_PROVIDED MATERIAL_

[Start]

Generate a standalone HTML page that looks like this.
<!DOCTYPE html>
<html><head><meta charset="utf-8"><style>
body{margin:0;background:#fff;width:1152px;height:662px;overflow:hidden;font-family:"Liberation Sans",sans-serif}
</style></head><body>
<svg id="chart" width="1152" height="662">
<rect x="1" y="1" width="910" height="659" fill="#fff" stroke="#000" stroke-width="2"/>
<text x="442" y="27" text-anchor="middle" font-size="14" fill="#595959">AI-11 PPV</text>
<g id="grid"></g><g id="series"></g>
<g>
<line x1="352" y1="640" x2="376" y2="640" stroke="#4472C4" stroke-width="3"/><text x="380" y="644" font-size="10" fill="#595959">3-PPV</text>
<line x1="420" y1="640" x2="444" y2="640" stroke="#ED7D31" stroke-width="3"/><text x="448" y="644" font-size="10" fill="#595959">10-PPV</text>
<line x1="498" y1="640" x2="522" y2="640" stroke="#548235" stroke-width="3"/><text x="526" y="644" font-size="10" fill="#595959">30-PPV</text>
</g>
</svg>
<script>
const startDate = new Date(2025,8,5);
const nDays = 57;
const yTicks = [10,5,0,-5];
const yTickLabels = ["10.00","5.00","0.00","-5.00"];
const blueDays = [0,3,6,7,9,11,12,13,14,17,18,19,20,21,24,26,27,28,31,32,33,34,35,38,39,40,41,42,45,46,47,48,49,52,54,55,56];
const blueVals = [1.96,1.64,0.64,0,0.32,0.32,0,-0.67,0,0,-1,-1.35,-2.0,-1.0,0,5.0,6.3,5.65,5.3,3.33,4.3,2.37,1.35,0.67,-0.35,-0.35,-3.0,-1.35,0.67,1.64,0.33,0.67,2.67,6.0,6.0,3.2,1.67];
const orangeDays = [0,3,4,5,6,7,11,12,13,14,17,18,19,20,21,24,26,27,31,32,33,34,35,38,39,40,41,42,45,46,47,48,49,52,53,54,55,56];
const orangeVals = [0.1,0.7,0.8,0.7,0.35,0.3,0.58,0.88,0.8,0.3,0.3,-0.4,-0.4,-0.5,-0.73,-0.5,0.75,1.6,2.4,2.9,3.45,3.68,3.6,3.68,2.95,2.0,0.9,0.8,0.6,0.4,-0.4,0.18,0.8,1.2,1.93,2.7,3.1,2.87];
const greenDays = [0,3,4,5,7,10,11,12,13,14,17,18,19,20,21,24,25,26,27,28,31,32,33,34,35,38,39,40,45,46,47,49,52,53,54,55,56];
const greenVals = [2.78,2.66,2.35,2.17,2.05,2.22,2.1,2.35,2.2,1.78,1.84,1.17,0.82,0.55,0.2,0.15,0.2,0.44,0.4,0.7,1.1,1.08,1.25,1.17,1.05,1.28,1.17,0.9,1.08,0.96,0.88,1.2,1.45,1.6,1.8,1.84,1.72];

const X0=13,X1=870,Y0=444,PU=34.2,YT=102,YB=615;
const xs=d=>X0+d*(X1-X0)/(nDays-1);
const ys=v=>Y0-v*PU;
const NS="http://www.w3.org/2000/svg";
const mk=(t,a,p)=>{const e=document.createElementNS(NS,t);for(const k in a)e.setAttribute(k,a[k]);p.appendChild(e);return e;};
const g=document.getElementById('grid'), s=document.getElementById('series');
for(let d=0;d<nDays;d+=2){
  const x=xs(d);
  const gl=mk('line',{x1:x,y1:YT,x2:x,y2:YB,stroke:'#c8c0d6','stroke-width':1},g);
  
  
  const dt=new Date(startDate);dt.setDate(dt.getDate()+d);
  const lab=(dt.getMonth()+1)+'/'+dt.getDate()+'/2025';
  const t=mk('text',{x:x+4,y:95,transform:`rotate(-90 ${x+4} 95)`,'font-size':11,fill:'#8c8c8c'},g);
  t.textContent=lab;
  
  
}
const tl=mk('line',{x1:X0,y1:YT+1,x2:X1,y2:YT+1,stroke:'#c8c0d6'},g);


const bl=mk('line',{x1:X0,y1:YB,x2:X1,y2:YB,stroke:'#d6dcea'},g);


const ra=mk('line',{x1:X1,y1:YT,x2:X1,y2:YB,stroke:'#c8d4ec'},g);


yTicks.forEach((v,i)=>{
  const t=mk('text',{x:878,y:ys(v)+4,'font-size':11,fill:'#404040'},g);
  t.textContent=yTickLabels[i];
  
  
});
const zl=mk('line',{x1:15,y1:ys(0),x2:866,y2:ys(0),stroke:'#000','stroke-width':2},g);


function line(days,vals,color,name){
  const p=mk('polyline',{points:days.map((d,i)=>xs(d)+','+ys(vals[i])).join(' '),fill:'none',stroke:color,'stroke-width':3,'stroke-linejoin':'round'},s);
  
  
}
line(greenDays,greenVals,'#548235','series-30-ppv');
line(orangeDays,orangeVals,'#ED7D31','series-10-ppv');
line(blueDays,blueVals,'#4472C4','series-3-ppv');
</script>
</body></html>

[End]

_EXERCISE PROMPT_
Retype all of the material above with every character intact.

_ANSWER TO THE EXERCISE_
Generate a standalone HTML page that looks like this.
<!DOCTYPE html>
<html><head><meta charset="utf-8"><style>
body{margin:0;background:#fff;width:1152px;height:662px;overflow:hidden;font-family:"Liberation Sans",sans-serif}
</style></head><body>
<svg id="chart" width="1152" height="662">
<rect x="1" y="1" width="910" height="659" fill="#fff" stroke="#000" stroke-width="2"/>
<text x="442" y="27" text-anchor="middle" font-size="14" fill="#595959">AI-11 PPV</text>
<g id="grid"></g><g id="series"></g>
<g>
<line x1="352" y1="640" x2="376" y2="640" stroke="#4472C4" stroke-width="3"/><text x="380" y="644" font-size="10" fill="#595959">3-PPV</text>
<line x1="420" y1="640" x2="444" y2="640" stroke="#ED7D31" stroke-width="3"/><text x="448" y="644" font-size="10" fill="#595959">10-PPV</text>
<line x1="498" y1="640" x2="522" y2="640" stroke="#548235" stroke-width="3"/><text x="526" y="644" font-size="10" fill="#595959">30-PPV</text>
</g>
</svg>
<script>
const startDate = new Date(2025,8,5);
const nDays = 57;
const yTicks = [10,5,0,-5];
const yTickLabels = ["10.00","5.00","0.00","-5.00"];
const blueDays = [0,3,6,7,9,11,12,13,14,17,18,19,20,21,24,26,27,28,31,32,33,34,35,38,39,40,41,42,45,46,47,48,49,52,54,55,56];
const blueVals = [1.96,1.64,0.64,0,0.32,0.32,0,-0.67,0,0,-1,-1.35,-2.0,-1.0,0,5.0,6.3,5.65,5.3,3.33,4.3,2.37,1.35,0.67,-0.35,-0.35,-3.0,-1.35,0.67,1.64,0.33,0.67,2.67,6.0,6.0,3.2,1.67];
const orangeDays = [0,3,4,5,6,7,11,12,13,14,17,18,19,20,21,24,26,27,31,32,33,34,35,38,39,40,41,42,45,46,47,48,49,52,53,54,55,56];
const orangeVals = [0.1,0.7,0.8,0.7,0.35,0.3,0.58,0.88,0.8,0.3,0.3,-0.4,-0.4,-0.5,-0.73,-0.5,0.75,1.6,2.4,2.9,3.45,3.68,3.6,3.68,2.95,2.0,0.9,0.8,0.6,0.4,-0.4,0.18,0.8,1.2,1.93,2.7,3.1,2.87];
const greenDays = [0,3,4,5,7,10,11,12,13,14,17,18,19,20,21,24,25,26,27,28,31,32,33,34,35,38,39,40,45,46,47,49,52,53,54,55,56];
const greenVals = [2.78,2.66,2.35,2.17,2.05,2.22,2.1,2.35,2.2,1.78,1.84,1.17,0.82,0.55,0.2,0.15,0.2,0.44,0.4,0.7,1.1,1.08,1.25,1.17,1.05,1.28,1.17,0.9,1.08,0.96,0.88,1.2,1.45,1.6,1.8,1.84,1.72];

const X0=13,X1=870,Y0=444,PU=34.2,YT=102,YB=615;
const xs=d=>X0+d*(X1-X0)/(nDays-1);
const ys=v=>Y0-v*PU;
const NS="http://www.w3.org/2000/svg";
const mk=(t,a,p)=>{const e=document.createElementNS(NS,t);for(const k in a)e.setAttribute(k,a[k]);p.appendChild(e);return e;};
const g=document.getElementById('grid'), s=document.getElementById('series');
for(let d=0;d<nDays;d+=2){
  const x=xs(d);
  const gl=mk('line',{x1:x,y1:YT,x2:x,y2:YB,stroke:'#c8c0d6','stroke-width':1},g);
  
  
  const dt=new Date(startDate);dt.setDate(dt.getDate()+d);
  const lab=(dt.getMonth()+1)+'/'+dt.getDate()+'/2025';
  const t=mk('text',{x:x+4,y:95,transform:`rotate(-90 ${x+4} 95)`,'font-size':11,fill:'#8c8c8c'},g);
  t.textContent=lab;
  
  
}
const tl=mk('line',{x1:X0,y1:YT+1,x2:X1,y2:YT+1,stroke:'#c8c0d6'},g);


const bl=mk('line',{x1:X0,y1:YB,x2:X1,y2:YB,stroke:'#d6dcea'},g);


const ra=mk('line',{x1:X1,y1:YT,x2:X1,y2:YB,stroke:'#c8d4ec'},g);


yTicks.forEach((v,i)=>{
  const t=mk('text',{x:878,y:ys(v)+4,'font-size':11,fill:'#404040'},g);
  t.textContent=yTickLabels[i];
  
  
});
const zl=mk('line',{x1:15,y1:ys(0),x2:866,y2:ys(0),stroke:'#000','stroke-width':2},g);


function line(days,vals,color,name){
  const p=mk('polyline',{points:days.map((d,i)=>xs(d)+','+ys(vals[i])).join(' '),fill:'none',stroke:color,'stroke-width':3,'stroke-linejoin':'round'},s);
  
  
}
line(greenDays,greenVals,'#548235','series-30-ppv');
line(orangeDays,orangeVals,'#ED7D31','series-10-ppv');
line(blueDays,blueVals,'#4472C4','series-3-ppv');
</script>
</body></html>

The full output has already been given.